+++ DATA SEGMENT +++
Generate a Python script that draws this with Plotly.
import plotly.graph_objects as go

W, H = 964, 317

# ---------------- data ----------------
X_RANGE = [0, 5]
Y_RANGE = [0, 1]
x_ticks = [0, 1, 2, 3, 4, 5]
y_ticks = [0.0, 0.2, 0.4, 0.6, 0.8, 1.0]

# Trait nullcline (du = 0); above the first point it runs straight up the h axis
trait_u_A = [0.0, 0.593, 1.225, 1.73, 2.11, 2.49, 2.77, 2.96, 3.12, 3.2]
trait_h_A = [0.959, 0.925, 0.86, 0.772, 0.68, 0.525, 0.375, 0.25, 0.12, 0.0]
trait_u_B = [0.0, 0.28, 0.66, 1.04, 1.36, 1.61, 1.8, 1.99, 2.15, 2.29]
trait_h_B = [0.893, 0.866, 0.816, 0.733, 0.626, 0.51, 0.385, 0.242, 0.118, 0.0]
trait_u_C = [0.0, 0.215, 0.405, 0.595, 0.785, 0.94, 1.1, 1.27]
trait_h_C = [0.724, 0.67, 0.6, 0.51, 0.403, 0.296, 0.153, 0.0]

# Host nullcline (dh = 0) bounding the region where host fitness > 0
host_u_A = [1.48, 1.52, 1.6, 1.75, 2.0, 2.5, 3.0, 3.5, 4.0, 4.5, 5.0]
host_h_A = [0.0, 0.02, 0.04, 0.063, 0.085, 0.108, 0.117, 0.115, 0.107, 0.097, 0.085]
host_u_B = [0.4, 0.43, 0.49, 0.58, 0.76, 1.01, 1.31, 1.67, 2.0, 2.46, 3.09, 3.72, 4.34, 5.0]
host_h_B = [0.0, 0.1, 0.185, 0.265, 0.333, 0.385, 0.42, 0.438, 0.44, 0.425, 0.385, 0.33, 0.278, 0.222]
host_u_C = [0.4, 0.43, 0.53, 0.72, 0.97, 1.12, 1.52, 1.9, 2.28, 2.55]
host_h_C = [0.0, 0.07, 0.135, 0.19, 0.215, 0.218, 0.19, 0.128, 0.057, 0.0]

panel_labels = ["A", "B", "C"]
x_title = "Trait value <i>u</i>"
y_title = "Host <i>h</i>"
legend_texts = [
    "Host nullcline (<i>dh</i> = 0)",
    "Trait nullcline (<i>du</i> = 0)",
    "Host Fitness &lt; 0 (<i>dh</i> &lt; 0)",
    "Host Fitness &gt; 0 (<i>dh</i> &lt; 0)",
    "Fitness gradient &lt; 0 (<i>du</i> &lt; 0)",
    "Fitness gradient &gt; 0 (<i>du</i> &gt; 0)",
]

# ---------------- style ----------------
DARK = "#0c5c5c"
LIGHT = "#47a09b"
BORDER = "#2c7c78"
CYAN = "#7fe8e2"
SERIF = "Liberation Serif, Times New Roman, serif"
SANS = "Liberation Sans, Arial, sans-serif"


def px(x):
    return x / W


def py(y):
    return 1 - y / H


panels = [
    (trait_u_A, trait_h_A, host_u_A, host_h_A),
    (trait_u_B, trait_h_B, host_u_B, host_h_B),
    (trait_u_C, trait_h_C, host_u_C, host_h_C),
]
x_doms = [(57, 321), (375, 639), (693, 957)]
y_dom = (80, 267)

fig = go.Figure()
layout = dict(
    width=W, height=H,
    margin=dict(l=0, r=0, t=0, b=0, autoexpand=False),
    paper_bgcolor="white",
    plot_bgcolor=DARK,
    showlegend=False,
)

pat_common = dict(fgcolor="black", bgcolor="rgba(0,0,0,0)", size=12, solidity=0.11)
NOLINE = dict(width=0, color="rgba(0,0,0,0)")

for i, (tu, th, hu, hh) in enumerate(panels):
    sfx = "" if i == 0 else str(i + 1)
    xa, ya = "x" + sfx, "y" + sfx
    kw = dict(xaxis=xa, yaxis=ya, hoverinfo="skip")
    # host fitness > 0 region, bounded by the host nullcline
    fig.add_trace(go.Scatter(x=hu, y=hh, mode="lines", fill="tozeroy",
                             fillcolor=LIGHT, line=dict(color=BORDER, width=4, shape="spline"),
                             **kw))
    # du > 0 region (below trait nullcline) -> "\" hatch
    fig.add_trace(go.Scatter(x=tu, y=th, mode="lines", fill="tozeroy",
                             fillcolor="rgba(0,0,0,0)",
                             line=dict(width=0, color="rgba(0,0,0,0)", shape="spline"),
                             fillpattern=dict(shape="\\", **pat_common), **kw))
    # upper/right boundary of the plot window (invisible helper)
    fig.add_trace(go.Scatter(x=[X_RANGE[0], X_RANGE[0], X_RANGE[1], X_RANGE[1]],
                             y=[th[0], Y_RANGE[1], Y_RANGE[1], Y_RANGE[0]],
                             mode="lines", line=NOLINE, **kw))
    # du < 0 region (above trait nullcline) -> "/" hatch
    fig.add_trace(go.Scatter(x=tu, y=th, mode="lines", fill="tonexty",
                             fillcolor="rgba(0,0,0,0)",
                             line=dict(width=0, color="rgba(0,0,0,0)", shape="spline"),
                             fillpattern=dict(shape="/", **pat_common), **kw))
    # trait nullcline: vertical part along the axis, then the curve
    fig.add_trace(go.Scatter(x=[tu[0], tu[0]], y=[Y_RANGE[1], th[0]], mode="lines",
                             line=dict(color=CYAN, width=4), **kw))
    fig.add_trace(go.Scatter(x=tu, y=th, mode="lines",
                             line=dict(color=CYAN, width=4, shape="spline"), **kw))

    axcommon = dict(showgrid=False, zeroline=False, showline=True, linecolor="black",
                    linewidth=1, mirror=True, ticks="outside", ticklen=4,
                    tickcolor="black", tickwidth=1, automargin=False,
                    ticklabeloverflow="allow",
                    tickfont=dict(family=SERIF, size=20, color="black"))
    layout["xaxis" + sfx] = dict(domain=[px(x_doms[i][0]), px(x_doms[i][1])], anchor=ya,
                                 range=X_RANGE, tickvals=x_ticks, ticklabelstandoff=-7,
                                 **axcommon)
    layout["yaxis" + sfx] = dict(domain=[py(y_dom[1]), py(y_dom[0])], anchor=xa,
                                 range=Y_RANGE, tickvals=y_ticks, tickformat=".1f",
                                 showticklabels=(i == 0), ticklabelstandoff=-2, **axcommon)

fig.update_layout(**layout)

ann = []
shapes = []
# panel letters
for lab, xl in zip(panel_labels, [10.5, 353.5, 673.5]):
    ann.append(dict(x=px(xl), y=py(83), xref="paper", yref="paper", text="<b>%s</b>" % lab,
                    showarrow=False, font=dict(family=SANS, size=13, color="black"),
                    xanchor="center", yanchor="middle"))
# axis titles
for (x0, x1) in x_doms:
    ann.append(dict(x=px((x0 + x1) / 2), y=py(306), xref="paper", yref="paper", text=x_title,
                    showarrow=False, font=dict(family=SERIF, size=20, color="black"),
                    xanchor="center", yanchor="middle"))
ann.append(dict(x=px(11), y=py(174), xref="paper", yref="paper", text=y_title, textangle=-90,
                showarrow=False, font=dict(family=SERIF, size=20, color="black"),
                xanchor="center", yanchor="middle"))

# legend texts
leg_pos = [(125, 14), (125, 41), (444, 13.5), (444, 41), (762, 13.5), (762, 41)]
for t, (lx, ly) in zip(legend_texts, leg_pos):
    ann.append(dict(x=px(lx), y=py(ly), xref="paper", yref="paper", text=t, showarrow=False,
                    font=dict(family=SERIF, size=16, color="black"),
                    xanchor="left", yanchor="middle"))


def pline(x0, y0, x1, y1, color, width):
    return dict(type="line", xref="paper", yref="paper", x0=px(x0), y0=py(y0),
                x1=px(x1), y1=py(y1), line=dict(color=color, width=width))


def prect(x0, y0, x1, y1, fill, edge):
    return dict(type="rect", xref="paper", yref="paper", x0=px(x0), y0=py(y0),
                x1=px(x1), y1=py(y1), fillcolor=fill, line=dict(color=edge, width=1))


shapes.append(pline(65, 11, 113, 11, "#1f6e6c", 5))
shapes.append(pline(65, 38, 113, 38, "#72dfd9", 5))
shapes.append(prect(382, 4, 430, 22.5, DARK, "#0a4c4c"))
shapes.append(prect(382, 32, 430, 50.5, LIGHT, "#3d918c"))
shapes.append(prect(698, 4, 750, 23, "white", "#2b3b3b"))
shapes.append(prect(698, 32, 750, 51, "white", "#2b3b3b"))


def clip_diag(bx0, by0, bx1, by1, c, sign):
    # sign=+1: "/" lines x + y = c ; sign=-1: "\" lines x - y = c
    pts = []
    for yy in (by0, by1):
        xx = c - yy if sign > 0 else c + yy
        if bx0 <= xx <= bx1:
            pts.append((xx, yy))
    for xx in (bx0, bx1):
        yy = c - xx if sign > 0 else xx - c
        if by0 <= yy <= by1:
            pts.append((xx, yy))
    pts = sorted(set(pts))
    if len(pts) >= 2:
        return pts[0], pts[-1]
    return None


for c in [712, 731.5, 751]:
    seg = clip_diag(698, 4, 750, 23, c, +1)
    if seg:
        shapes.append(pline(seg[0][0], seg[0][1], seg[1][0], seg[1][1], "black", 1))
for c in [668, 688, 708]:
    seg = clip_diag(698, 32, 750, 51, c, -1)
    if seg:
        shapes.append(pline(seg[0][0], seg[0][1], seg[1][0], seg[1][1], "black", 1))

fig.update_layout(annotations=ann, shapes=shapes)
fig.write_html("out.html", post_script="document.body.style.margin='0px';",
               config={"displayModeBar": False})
+++
EXERCISE GOAL → Your task is to quote the lines above, beginning with the first and ending with the one that holds "y_ticks = [0.0, 0.2, 0.4, 0.6, 0.8, 1.0]".

EXERCISE SOLUTION →
Generate a Python script that draws this with Plotly.
import plotly.graph_objects as go

W, H = 964, 317

# ---------------- data ----------------
X_RANGE = [0, 5]
Y_RANGE = [0, 1]
x_ticks = [0, 1, 2, 3, 4, 5]
y_ticks = [0.0, 0.2, 0.4, 0.6, 0.8, 1.0]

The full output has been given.